_WHAT THIS TASK INVOLVES_.
Every line of the material is to be quoted verbatim, minus the pictures.

_SOURCE MATERIAL_.
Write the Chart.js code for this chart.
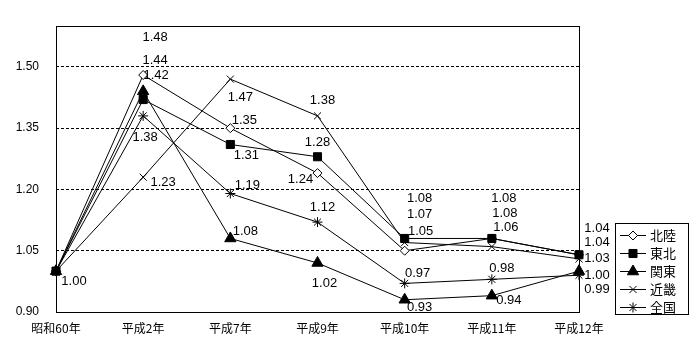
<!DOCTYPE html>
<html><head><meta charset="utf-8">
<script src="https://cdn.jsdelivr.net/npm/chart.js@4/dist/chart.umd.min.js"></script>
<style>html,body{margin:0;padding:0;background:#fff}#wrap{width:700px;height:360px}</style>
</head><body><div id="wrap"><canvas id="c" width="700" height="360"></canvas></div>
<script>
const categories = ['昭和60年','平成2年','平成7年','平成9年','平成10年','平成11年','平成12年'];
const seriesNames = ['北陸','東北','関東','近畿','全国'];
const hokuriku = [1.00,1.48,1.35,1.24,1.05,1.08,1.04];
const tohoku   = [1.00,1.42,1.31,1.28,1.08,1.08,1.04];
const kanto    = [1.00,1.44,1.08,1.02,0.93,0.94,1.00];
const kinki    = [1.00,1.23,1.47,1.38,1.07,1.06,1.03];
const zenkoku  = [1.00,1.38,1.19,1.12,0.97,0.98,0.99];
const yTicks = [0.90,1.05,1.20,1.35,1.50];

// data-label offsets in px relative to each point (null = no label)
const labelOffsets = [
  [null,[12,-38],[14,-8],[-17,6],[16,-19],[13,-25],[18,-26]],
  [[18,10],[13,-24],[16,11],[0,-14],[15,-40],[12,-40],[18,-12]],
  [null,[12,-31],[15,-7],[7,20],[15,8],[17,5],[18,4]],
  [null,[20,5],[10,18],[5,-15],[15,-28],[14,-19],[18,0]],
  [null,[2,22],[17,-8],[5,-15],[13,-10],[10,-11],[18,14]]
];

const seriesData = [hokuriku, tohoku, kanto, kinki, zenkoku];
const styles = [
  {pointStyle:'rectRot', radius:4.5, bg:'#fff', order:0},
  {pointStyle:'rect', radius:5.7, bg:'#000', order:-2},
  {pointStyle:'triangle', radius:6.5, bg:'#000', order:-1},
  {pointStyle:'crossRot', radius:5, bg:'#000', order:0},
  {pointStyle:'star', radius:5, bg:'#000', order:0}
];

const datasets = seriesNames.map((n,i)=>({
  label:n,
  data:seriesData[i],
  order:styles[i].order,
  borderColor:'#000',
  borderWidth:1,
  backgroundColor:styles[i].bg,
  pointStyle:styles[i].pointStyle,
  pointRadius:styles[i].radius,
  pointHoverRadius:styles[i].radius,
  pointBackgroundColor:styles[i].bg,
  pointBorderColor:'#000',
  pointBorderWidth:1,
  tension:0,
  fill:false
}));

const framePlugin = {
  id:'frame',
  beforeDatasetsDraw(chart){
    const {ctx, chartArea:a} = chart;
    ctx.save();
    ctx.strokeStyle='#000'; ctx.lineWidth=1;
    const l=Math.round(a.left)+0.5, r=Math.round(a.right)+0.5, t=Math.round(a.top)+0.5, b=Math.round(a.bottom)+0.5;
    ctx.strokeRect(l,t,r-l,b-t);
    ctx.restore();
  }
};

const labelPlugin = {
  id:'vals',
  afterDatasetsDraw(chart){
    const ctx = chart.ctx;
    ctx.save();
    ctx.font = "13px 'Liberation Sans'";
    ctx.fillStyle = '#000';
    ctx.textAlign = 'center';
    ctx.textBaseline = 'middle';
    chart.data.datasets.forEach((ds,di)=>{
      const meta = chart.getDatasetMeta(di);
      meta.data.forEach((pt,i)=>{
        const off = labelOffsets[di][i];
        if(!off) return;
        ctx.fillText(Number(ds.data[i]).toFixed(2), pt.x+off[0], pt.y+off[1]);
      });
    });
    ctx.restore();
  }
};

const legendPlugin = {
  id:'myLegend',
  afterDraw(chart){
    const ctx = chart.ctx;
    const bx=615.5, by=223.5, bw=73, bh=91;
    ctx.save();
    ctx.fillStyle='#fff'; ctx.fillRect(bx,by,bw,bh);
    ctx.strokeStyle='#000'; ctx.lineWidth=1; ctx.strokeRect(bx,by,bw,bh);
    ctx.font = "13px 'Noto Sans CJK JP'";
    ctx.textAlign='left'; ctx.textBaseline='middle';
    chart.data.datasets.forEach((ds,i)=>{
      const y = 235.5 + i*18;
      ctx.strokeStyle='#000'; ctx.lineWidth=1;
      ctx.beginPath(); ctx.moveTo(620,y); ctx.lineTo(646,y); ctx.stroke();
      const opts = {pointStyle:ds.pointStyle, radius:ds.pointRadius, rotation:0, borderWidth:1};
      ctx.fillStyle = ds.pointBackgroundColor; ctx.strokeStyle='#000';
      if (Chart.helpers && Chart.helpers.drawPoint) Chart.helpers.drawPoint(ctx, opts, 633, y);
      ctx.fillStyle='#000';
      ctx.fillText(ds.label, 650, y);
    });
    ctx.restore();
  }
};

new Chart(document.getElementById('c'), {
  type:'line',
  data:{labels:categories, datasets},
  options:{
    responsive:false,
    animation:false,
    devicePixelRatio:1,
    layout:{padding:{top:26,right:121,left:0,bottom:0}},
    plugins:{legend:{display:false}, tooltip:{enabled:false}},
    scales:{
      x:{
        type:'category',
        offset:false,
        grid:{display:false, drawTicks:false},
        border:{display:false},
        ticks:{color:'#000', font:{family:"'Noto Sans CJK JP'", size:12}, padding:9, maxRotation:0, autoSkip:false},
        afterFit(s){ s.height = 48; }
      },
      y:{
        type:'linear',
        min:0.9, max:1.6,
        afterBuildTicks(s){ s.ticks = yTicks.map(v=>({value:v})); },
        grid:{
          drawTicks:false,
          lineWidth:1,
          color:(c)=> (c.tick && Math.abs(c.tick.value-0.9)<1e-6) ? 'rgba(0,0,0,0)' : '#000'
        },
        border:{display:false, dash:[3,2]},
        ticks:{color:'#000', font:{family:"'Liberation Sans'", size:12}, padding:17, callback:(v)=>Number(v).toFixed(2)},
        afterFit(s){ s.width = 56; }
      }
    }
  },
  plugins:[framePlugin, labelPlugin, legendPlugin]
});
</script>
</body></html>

_EXERCISE SOLUTION_.
Write the Chart.js code for this chart.
<!DOCTYPE html>
<html><head><meta charset="utf-8">
<script src="https://cdn.jsdelivr.net/npm/chart.js@4/dist/chart.umd.min.js"></script>
<style>html,body{margin:0;padding:0;background:#fff}#wrap{width:700px;height:360px}</style>
</head><body><div id="wrap"><canvas id="c" width="700" height="360"></canvas></div>
<script>
const categories = ['昭和60年','平成2年','平成7年','平成9年','平成10年','平成11年','平成12年'];
const seriesNames = ['北陸','東北','関東','近畿','全国'];
const hokuriku = [1.00,1.48,1.35,1.24,1.05,1.08,1.04];
const tohoku   = [1.00,1.42,1.31,1.28,1.08,1.08,1.04];
const kanto    = [1.00,1.44,1.08,1.02,0.93,0.94,1.00];
const kinki    = [1.00,1.23,1.47,1.38,1.07,1.06,1.03];
const zenkoku  = [1.00,1.38,1.19,1.12,0.97,0.98,0.99];
const yTicks = [0.90,1.05,1.20,1.35,1.50];

// data-label offsets in px relative to each point (null = no label)
const labelOffsets = [
  [null,[12,-38],[14,-8],[-17,6],[16,-19],[13,-25],[18,-26]],
  [[18,10],[13,-24],[16,11],[0,-14],[15,-40],[12,-40],[18,-12]],
  [null,[12,-31],[15,-7],[7,20],[15,8],[17,5],[18,4]],
  [null,[20,5],[10,18],[5,-15],[15,-28],[14,-19],[18,0]],
  [null,[2,22],[17,-8],[5,-15],[13,-10],[10,-11],[18,14]]
];

const seriesData = [hokuriku, tohoku, kanto, kinki, zenkoku];
const styles = [
  {pointStyle:'rectRot', radius:4.5, bg:'#fff', order:0},
  {pointStyle:'rect', radius:5.7, bg:'#000', order:-2},
  {pointStyle:'triangle', radius:6.5, bg:'#000', order:-1},
  {pointStyle:'crossRot', radius:5, bg:'#000', order:0},
  {pointStyle:'star', radius:5, bg:'#000', order:0}
];

const datasets = seriesNames.map((n,i)=>({
  label:n,
  data:seriesData[i],
  order:styles[i].order,
  borderColor:'#000',
  borderWidth:1,
  backgroundColor:styles[i].bg,
  pointStyle:styles[i].pointStyle,
  pointRadius:styles[i].radius,
  pointHoverRadius:styles[i].radius,
  pointBackgroundColor:styles[i].bg,
  pointBorderColor:'#000',
  pointBorderWidth:1,
  tension:0,
  fill:false
}));

const framePlugin = {
  id:'frame',
  beforeDatasetsDraw(chart){
    const {ctx, chartArea:a} = chart;
    ctx.save();
    ctx.strokeStyle='#000'; ctx.lineWidth=1;
    const l=Math.round(a.left)+0.5, r=Math.round(a.right)+0.5, t=Math.round(a.top)+0.5, b=Math.round(a.bottom)+0.5;
    ctx.strokeRect(l,t,r-l,b-t);
    ctx.restore();
  }
};

const labelPlugin = {
  id:'vals',
  afterDatasetsDraw(chart){
    const ctx = chart.ctx;
    ctx.save();
    ctx.font = "13px 'Liberation Sans'";
    ctx.fillStyle = '#000';
    ctx.textAlign = 'center';
    ctx.textBaseline = 'middle';
    chart.data.datasets.forEach((ds,di)=>{
      const meta = chart.getDatasetMeta(di);
      meta.data.forEach((pt,i)=>{
        const off = labelOffsets[di][i];
        if(!off) return;
        ctx.fillText(Number(ds.data[i]).toFixed(2), pt.x+off[0], pt.y+off[1]);
      });
    });
    ctx.restore();
  }
};

const legendPlugin = {
  id:'myLegend',
  afterDraw(chart){
    const ctx = chart.ctx;
    const bx=615.5, by=223.5, bw=73, bh=91;
    ctx.save();
    ctx.fillStyle='#fff'; ctx.fillRect(bx,by,bw,bh);
    ctx.strokeStyle='#000'; ctx.lineWidth=1; ctx.strokeRect(bx,by,bw,bh);
    ctx.font = "13px 'Noto Sans CJK JP'";
    ctx.textAlign='left'; ctx.textBaseline='middle';
    chart.data.datasets.forEach((ds,i)=>{
      const y = 235.5 + i*18;
      ctx.strokeStyle='#000'; ctx.lineWidth=1;
      ctx.beginPath(); ctx.moveTo(620,y); ctx.lineTo(646,y); ctx.stroke();
      const opts = {pointStyle:ds.pointStyle, radius:ds.pointRadius, rotation:0, borderWidth:1};
      ctx.fillStyle = ds.pointBackgroundColor; ctx.strokeStyle='#000';
      if (Chart.helpers && Chart.helpers.drawPoint) Chart.helpers.drawPoint(ctx, opts, 633, y);
      ctx.fillStyle='#000';
      ctx.fillText(ds.label, 650, y);
    });
    ctx.restore();
  }
};

new Chart(document.getElementById('c'), {
  type:'line',
  data:{labels:categories, datasets},
  options:{
    responsive:false,
    animation:false,
    devicePixelRatio:1,
    layout:{padding:{top:26,right:121,left:0,bottom:0}},
    plugins:{legend:{display:false}, tooltip:{enabled:false}},
    scales:{
      x:{
        type:'category',
        offset:false,
        grid:{display:false, drawTicks:false},
        border:{display:false},
        ticks:{color:'#000', font:{family:"'Noto Sans CJK JP'", size:12}, padding:9, maxRotation:0, autoSkip:false},
        afterFit(s){ s.height = 48; }
      },
      y:{
        type:'linear',
        min:0.9, max:1.6,
        afterBuildTicks(s){ s.ticks = yTicks.map(v=>({value:v})); },
        grid:{
          drawTicks:false,
          lineWidth:1,
          color:(c)=> (c.tick && Math.abs(c.tick.value-0.9)<1e-6) ? 'rgba(0,0,0,0)' : '#000'
        },
        border:{display:false, dash:[3,2]},
        ticks:{color:'#000', font:{family:"'Liberation Sans'", size:12}, padding:17, callback:(v)=>Number(v).toFixed(2)},
        afterFit(s){ s.width = 56; }
      }
    }
  },
  plugins:[framePlugin, labelPlugin, legendPlugin]
});
</script>
</body></html>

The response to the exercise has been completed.